Most people don't know APL. APL (for those who know it) is not only a programing language, it is a mathematical way of describing algorhytms or problems. It will even improve the way a student is thinking. Thats why APL is really a good recommendation for scientific students.
Many commands are just 1 character long, because APL has an own keyboard-Layout with  (mostly mathematical) functions. APL was my favourite besides FORTH.
Because the code was really short.

To type a mathematical Sollution in APL  or a program in FORTH just saves time.
You don't need to type that much. While it may be harder for someone else to read it later.

Some of the APL Elements can be found in Euphoria.

Writing in FORTH, the programmer needs to have a paper near the keyboard.
He needs to write down "whats on the stack" actually.
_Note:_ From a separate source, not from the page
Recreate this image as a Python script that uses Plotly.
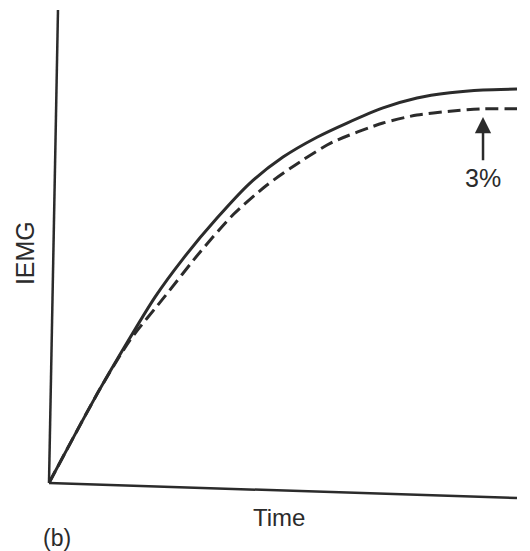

I doubt this could get popular these days.
While it has advantages.

Some of the APL Elements can be found in Euphoria.
Euphoria and APL have an interesting way to remove inner Loops. See ->
See http://www.rapideuphoria.com/.

You just give an array to a command. And most commands just work on Arrays or parts of an array.
This means: You just don't need a Loop-Statement.

From my point of view, just looking at languages like C or Basic is not enough.
Because the differences dissapear with time. What left are just a bit diffrent syntax definitions.

To get a better overview what concepts are out there, a closer look on really different concepts is recommended.

Here are some suggestions:
APL (very short code!),LISP, PERL, FORTH, EUPHORIA, SCHEME, D++ (http://www.digitalmars.com/d/),EIFFEL and of course there are some missing.

Where i can absolutely agree to what you write is, that the compilers should use the power of the new cpu's to get more intelligent.

For example:

If I write:

FQR a=0 TO 10

The IDE CAN find out that this could be a FOR-statement and do what GOOGLE does with wrong input under worse conditions. Ask directly:

Do you mean "FOR a= ...."
Click ok, to correct the mistake.

There is a lot more about this.

Thanks Theo, if all these languages can steal each others best ideas, we will all have a much better programming experience.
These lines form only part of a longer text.